Exercise goal
Each line of the listing must be transcribed exactly, except for the images, which should be excluded.

Dataset content
■ ■ ■ ■ ■ ■ ■
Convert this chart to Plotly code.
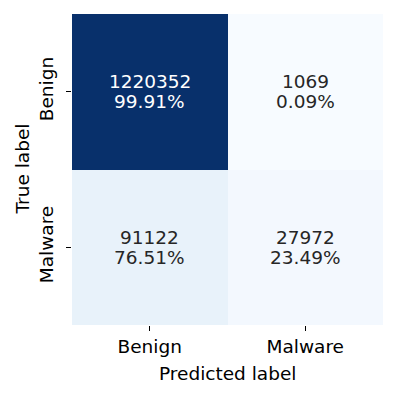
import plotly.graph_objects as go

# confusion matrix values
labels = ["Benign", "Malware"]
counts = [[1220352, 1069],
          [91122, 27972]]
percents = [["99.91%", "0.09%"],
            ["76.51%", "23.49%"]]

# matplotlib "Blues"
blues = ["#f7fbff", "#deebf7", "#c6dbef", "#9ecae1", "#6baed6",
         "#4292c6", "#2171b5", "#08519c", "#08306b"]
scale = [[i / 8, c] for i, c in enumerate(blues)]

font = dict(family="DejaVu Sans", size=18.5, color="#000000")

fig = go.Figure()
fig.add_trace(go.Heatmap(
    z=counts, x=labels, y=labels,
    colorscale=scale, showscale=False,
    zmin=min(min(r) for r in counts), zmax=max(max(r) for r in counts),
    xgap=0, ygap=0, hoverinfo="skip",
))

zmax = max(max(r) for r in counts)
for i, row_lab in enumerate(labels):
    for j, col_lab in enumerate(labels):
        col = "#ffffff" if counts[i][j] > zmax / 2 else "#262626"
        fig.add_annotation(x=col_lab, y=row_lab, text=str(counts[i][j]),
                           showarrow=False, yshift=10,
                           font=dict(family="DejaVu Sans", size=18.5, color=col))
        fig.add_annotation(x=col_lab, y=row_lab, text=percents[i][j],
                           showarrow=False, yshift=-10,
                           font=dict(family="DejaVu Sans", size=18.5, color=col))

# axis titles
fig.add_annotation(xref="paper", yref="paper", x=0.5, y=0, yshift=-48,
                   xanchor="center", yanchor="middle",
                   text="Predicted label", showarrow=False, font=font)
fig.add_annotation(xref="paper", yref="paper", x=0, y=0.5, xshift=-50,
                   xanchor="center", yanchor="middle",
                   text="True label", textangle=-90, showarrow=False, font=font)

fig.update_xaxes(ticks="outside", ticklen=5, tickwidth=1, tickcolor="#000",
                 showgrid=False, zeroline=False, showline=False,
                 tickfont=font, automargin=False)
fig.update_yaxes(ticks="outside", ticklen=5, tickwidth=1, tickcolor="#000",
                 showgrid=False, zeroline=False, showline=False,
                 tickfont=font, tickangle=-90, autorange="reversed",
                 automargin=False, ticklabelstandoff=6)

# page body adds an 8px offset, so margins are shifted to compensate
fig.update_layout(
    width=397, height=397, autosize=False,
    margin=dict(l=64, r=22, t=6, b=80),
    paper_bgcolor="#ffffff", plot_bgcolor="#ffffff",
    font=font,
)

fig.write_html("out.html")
■ ■ ■ ■ ■ ■ ■
Correct output
Convert this chart to Plotly code.
import plotly.graph_objects as go

# confusion matrix values
labels = ["Benign", "Malware"]
counts = [[1220352, 1069],
          [91122, 27972]]
percents = [["99.91%", "0.09%"],
            ["76.51%", "23.49%"]]

# matplotlib "Blues"
blues = ["#f7fbff", "#deebf7", "#c6dbef", "#9ecae1", "#6baed6",
         "#4292c6", "#2171b5", "#08519c", "#08306b"]
scale = [[i / 8, c] for i, c in enumerate(blues)]

font = dict(family="DejaVu Sans", size=18.5, color="#000000")

fig = go.Figure()
fig.add_trace(go.Heatmap(
    z=counts, x=labels, y=labels,
    colorscale=scale, showscale=False,
    zmin=min(min(r) for r in counts), zmax=max(max(r) for r in counts),
    xgap=0, ygap=0, hoverinfo="skip",
))

zmax = max(max(r) for r in counts)
for i, row_lab in enumerate(labels):
    for j, col_lab in enumerate(labels):
        col = "#ffffff" if counts[i][j] > zmax / 2 else "#262626"
        fig.add_annotation(x=col_lab, y=row_lab, text=str(counts[i][j]),
                           showarrow=False, yshift=10,
                           font=dict(family="DejaVu Sans", size=18.5, color=col))
        fig.add_annotation(x=col_lab, y=row_lab, text=percents[i][j],
                           showarrow=False, yshift=-10,
                           font=dict(family="DejaVu Sans", size=18.5, color=col))

# axis titles
fig.add_annotation(xref="paper", yref="paper", x=0.5, y=0, yshift=-48,
                   xanchor="center", yanchor="middle",
                   text="Predicted label", showarrow=False, font=font)
fig.add_annotation(xref="paper", yref="paper", x=0, y=0.5, xshift=-50,
                   xanchor="center", yanchor="middle",
                   text="True label", textangle=-90, showarrow=False, font=font)

fig.update_xaxes(ticks="outside", ticklen=5, tickwidth=1, tickcolor="#000",
                 showgrid=False, zeroline=False, showline=False,
                 tickfont=font, automargin=False)
fig.update_yaxes(ticks="outside", ticklen=5, tickwidth=1, tickcolor="#000",
                 showgrid=False, zeroline=False, showline=False,
                 tickfont=font, tickangle=-90, autorange="reversed",
                 automargin=False, ticklabelstandoff=6)

# page body adds an 8px offset, so margins are shifted to compensate
fig.update_layout(
    width=397, height=397, autosize=False,
    margin=dict(l=64, r=22, t=6, b=80),
    paper_bgcolor="#ffffff", plot_bgcolor="#ffffff",
    font=font,
)

fig.write_html("out.html")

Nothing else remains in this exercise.